Минуту или две Вадим Петрович Лебешинский сидел без движения, потом неторопливо закурил, уставившись пустыми глазами в чернильный прибор на письменном столе, а затем резко развернулся к фотографиям в рамках, расположившимся на стене за его спиной. Он оглядел их все, но дольше всего его взгляд задержался на той, где черноволосый молодой парень, ничуть не похожий на всех прочих молодых людей, в футболке с длинными рукавами и мечтательными глазами беззаботно смеётся, глядя на Вадима. Воспоминания о нежданном том счастье всегда оборачивались для Вадима невыносимой болью, и даже сейчас, по прошествии времени, на его лице застыла всё та же боль. Потом он уделил внимание ещё одной, той, на которой старая дама в очках в немыслимой лягушачьей оправе, согнувшаяся от бремени лет и тяжести бриллиантов, сидит в плетёном кресле, закутавшись в плед из соболя, возле роскошного загородного дома и снисходительно кому-то улыбается в объектив.
XXIV
Несколько дней спустя, ранним утром, Платон со своим старым дедом сидели в буфетной за овальным столом, белеющим камчатной скатертью, скатертью с хрусткими изломами кружевных складок, свисающими по краям стола. Они сидели в той самой буфетной, где когда-то, совсем недавно, гостила Милена Соловьёва, где он провёл с ней несколько счастливых, незабываемых часов. Он будто бы даже сейчас чувствовал здесь следы её присутствия. Платон живо вспомнил её прямую спину, смоляные волосы и тонкую руку с фужером радлера. Ему хотелось думать о ней, как о живой, но это было нелегко. Зловещая тишина в буфетной навевала мысль о смерти, и даже запах разлитого по чашкам кофе и благоухание свежевыпеченных галет не заглушали её навязчивости.
— По заключению медицинской экспертизы, в крови Милены обнаружено огромное количество гликозидов, которые и… словом, словом, её отравили, — спокойно сказал Пётр Кантор, пытаясь размочить галету в кофе.
— Не очень улавливаю твою мысль, дед. Что это значит — её отравили? Официальное медицинское заключение гласит: анорексия, кахексия и, как следствие, суицид на фоне полного физического и нервного истощения организма — отозвался Платон, разглядывая затуманенными, безжизненными глазами серебряные кольца от салфеток. Ему очень хотелось пойти покурить, но выйти из-за стола раньше положенного срока было не совсем удобно.
— Не будь столь наивен, мой мальчик. Такие, как она, совсем не так оканчивают свою жизнь. Кроме того, в ней не было неврастеничной болезненности, а без этого суицид практически невозможен. — Скверная выходит история. Вот что я тебе скажу.
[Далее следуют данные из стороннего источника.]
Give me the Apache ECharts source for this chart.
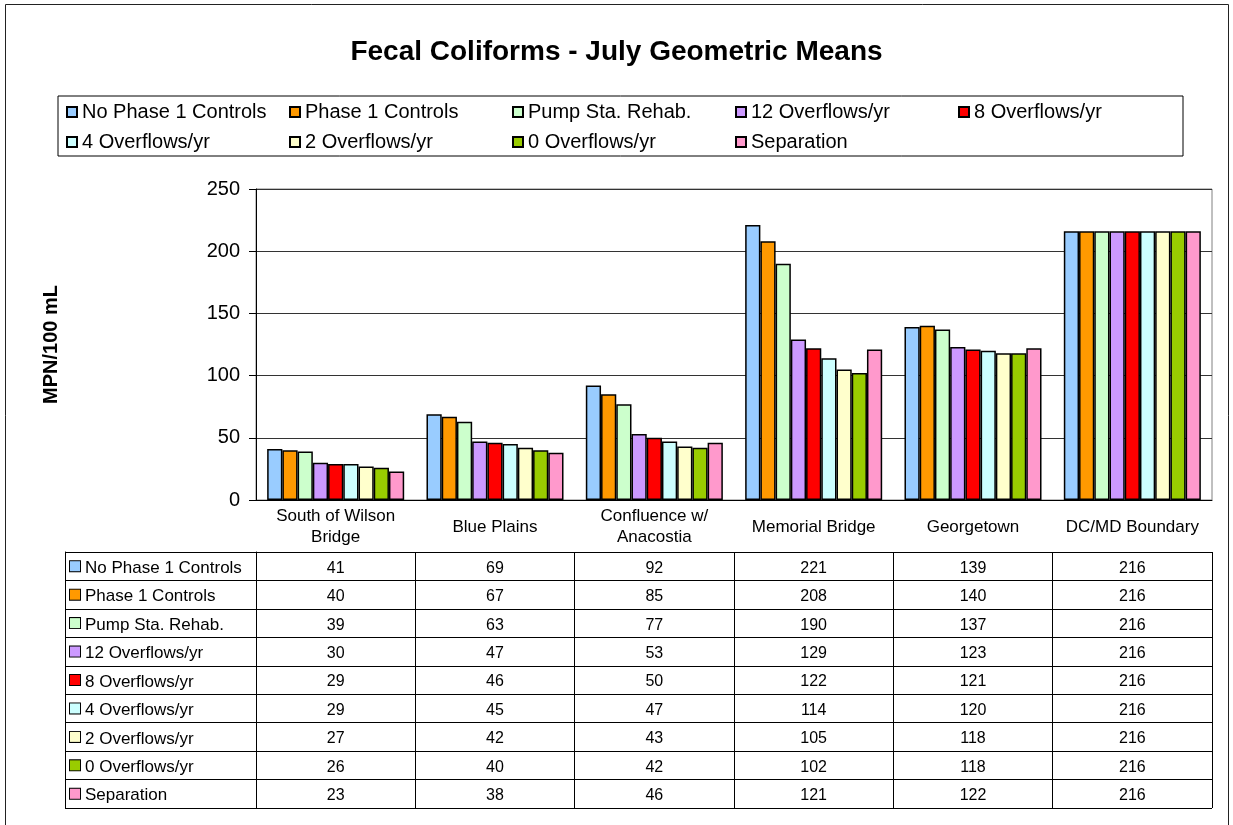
<!DOCTYPE html>
<html>
<head>
<meta charset="utf-8">
<script src="https://cdn.jsdelivr.net/npm/echarts@6/dist/echarts.min.js"></script>
<style>
  html, body { margin: 0; padding: 0; background: #fff; }
  #chart { width: 1233px; height: 825px; }
</style>
</head>
<body>
<div id="chart"></div>
<script>
// Sampling stations along the river (x-axis categories / table columns)
const categories = [
  'South of Wilson\nBridge',
  'Blue Plains',
  'Confluence w/\nAnacostia',
  'Memorial Bridge',
  'Georgetown',
  'DC/MD Boundary'
];

// Control scenarios (series / table rows)
const seriesNames = [
  'No Phase 1 Controls',
  'Phase 1 Controls',
  'Pump Sta. Rehab.',
  '12 Overflows/yr',
  '8 Overflows/yr',
  '4 Overflows/yr',
  '2 Overflows/yr',
  '0 Overflows/yr',
  'Separation'
];

const seriesColors = [
  '#99CCFF', '#FF9900', '#CCFFCC', '#CC99FF', '#FF0000',
  '#CCFFFF', '#FFFFCC', '#99CC00', '#FF99CC'
];

// July geometric means, MPN/100 mL
const noPhase1Controls = [41, 69, 92, 221, 139, 216];
const phase1Controls   = [40, 67, 85, 208, 140, 216];
const pumpStaRehab     = [39, 63, 77, 190, 137, 216];
const overflows12      = [30, 47, 53, 129, 123, 216];
const overflows8       = [29, 46, 50, 122, 121, 216];
const overflows4       = [29, 45, 47, 114, 120, 216];
const overflows2       = [27, 42, 43, 105, 118, 216];
const overflows0       = [26, 40, 42, 102, 118, 216];
const separation       = [23, 38, 46, 121, 122, 216];

// Value axis ticks
const yMin = 0, yMax = 250, yStep = 50;

const seriesValues = [
  noPhase1Controls, phase1Controls, pumpStaRehab, overflows12, overflows8,
  overflows4, overflows2, overflows0, separation
];

const FONT = '"Liberation Sans", Arial, Helvetica, sans-serif';
const LINE = '#000';

// Cells of the data table: [column, row, value]
const tableCells = [];
seriesValues.forEach((vals, r) => vals.forEach((v, c) => tableCells.push([c, r, v])));

// Rich-text styles for the row headers (colour key + name)
const rowRich = { t: { fontSize: 17, fontFamily: FONT, color: '#000', padding: [4, 0, 0, 5] } };
seriesColors.forEach((c, i) => {
  rowRich['m' + i] = { width: 10, height: 10, backgroundColor: c, borderColor: '#000', borderWidth: 1, padding: [0, 0, 0, 0] };
});

const barSeries = seriesNames.map((name, i) => ({
  name: name,
  type: 'bar',
  xAxisIndex: 0,
  yAxisIndex: 0,
  data: seriesValues[i],
  barGap: '0%',
  barCategoryGap: '14%',
  itemStyle: { color: seriesColors[i], borderColor: '#000', borderWidth: 1.5 },
  emphasis: { disabled: true }
}));

const chart = echarts.init(document.getElementById('chart'), null, { renderer: 'canvas' });

chart.setOption({
  backgroundColor: '#fff',
  animation: false,
  textStyle: { fontFamily: FONT },
  title: {
    text: 'Fecal Coliforms - July Geometric Means',
    left: 'center',
    top: 36,
    padding: [0, 0, 0, 6],
    textStyle: { fontSize: 28, fontWeight: 'bold', color: '#000', fontFamily: FONT, lineHeight: 32 }
  },
  legend: {
    data: seriesNames,
    left: 58,
    top: 96,
    width: 1150,
    orient: 'horizontal',
    icon: 'rect',
    itemWidth: 10,
    itemHeight: 10,
    itemGap: 10,
    padding: [6, 12, 4, 8],
    borderColor: '#000',
    borderWidth: 1,
    selectedMode: false,
    textStyle: { fontSize: 20, width: 197, lineHeight: 20, overflow: 'none', color: '#000', fontFamily: FONT }
  },
  graphic: [{
    type: 'rect',
    silent: true,
    z: -10,
    shape: { x: 5.5, y: 4.5, width: 1223, height: 900 },
    style: { fill: null, stroke: '#222', lineWidth: 1 }
  }],
  grid: [
    { left: 256, right: 21, top: 189, bottom: 325, show: true, borderColor: '#808080', borderWidth: 1, backgroundColor: '#fff' },
    { left: 256, right: 21, top: 552, bottom: 17 }
  ],
  xAxis: [
    {
      type: 'category',
      gridIndex: 0,
      data: categories,
      axisLine: { lineStyle: { color: LINE, width: 1 } },
      axisTick: { interval: 0, length: 52, lineStyle: { color: LINE } },
      axisLabel: {
        interval: 0, margin: 27, verticalAlign: 'middle', fontSize: 17, lineHeight: 21,
        color: '#000', fontFamily: FONT
      },
      splitLine: { show: false }
    },
    {
      type: 'category',
      gridIndex: 1,
      data: categories,
      axisLine: { show: false },
      axisTick: { show: false },
      axisLabel: { show: false },
      splitLine: { show: true, interval: 0, lineStyle: { color: LINE } }
    }
  ],
  yAxis: [
    {
      type: 'value',
      gridIndex: 0,
      min: yMin,
      max: yMax,
      interval: yStep,
      name: 'MPN/100 mL',
      nameLocation: 'middle',
      nameGap: 195,
      nameTextStyle: { fontSize: 20, fontWeight: 'bold', color: '#000', fontFamily: FONT },
      axisLine: { show: true, lineStyle: { color: LINE } },
      axisTick: { show: true, length: 7, lineStyle: { color: LINE } },
      axisLabel: { margin: 16, fontSize: 20, color: '#000', fontFamily: FONT },
      splitLine: { show: true, lineStyle: { color: '#333' } }
    },
    {
      type: 'category',
      gridIndex: 1,
      position: 'left',
      data: seriesNames,
      inverse: true,
      axisLine: { show: true, lineStyle: { color: LINE } },
      axisTick: { show: true, interval: 0, length: 191, lineStyle: { color: LINE } },
      axisLabel: {
        interval: 0, align: 'left', margin: 186,
        formatter: (value, index) => '{m' + index + '|}{t|' + value + '}',
        rich: rowRich
      },
      splitLine: { show: true, interval: 0, lineStyle: { color: LINE } }
    },
    {
      type: 'category',
      gridIndex: 1,
      position: 'left',
      offset: 191,
      data: seriesNames,
      inverse: true,
      axisLine: { show: true, lineStyle: { color: LINE } },
      axisTick: { show: false },
      axisLabel: { show: false },
      splitLine: { show: false }
    }
  ],
  series: barSeries.concat([{
    type: 'custom',
    xAxisIndex: 1,
    yAxisIndex: 1,
    silent: true,
    data: tableCells,
    encode: { x: 0, y: 1 },
    renderItem: (params, api) => {
      const p = api.coord([api.value(0), api.value(1)]);
      return {
        type: 'text',
        style: {
          text: String(api.value(2)),
          x: p[0], y: p[1] + 2,
          align: 'center', verticalAlign: 'middle',
          fontSize: 16, fontFamily: FONT, fill: '#000'
        }
      };
    }
  }])
});
</script>
</body>
</html>
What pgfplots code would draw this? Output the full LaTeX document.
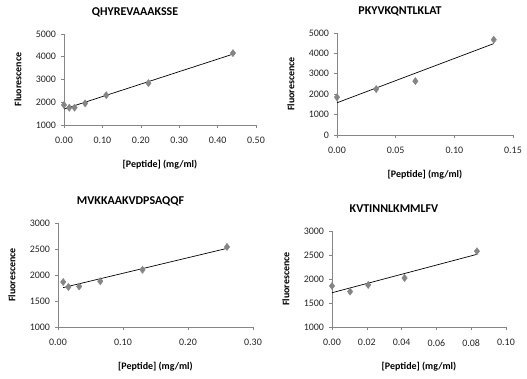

— Пожалуй, да, — согласился Платон.
— А какое ты имеешь представление об этой девушке?
Платон отмалчивался, находясь на грани ярости и страха, но не желал, чтобы дед заметил его чувств.
— Шарма ей не занимать, — начал рассуждать старый Кантор, — удивительно красивая и, говорят, талантливая женщина — в её случае природа не поскупилась. Такие люди, как она, своеобразные заложники этих даров, и вреда от них обладателю гораздо больше, чем пользы. Кроме того, у таких, как она, должно быть, немного друзей — если они вообще уместны, — зато много завистников. У таких, как она, много любовников, а любви нет. Такие, как она, не любят своих любовников, они ими просто владеют. Эта девушка любила напускать на себя некую ненужную, хотя и безобидную дерзость, которая намеренно дистанцировала её от других, вот это я заметил.
— Это поведение можно по-разному истолковывать, — отозвался Платон.
— Да? Как же именно? Как именно трактуется дерзость, грубость, невоспитанность? — дед нарочно провоцировал Платона, подталкивая его к откровенным размышлениям.
— Нет, неправда, она не такая. Она хорошая девушка. Просто она таким образом защищалась от людей. Понимаешь, дед, её цинизм — это своеобразный чехол, который оберегает произведение искусства от посягательств извне.
— Допустим. Ещё кофе? — поинтересовался Пётр Александрович, видя, что чашка внука давно пуста. — Но кому-то ведь она помешала, причём помешала настолько всерьёз? — неожиданно спросил Платона старый Кантор.
— Надеюсь, ты не собираешься меня допрашивать?
— Помилосердствуй, я ведь не по этой части. Криминалистический анализ мне не по зубам, но… но сила наблюдения доступна почти любому, и даже такому старому и выжившему из ума, как я. Однако, мой мальчик, совершено преступление. И не нужно быть великим сыщиком, чтобы понять — преступления бывают спонтанные и тщательно спланированные. Совершить убийство — это полдела, нужно уметь его ловко скрыть или замаскировать под самоубийство.
Платон пристально смотрел на деда, совсем не узнавая его и не совсем понимая его слова.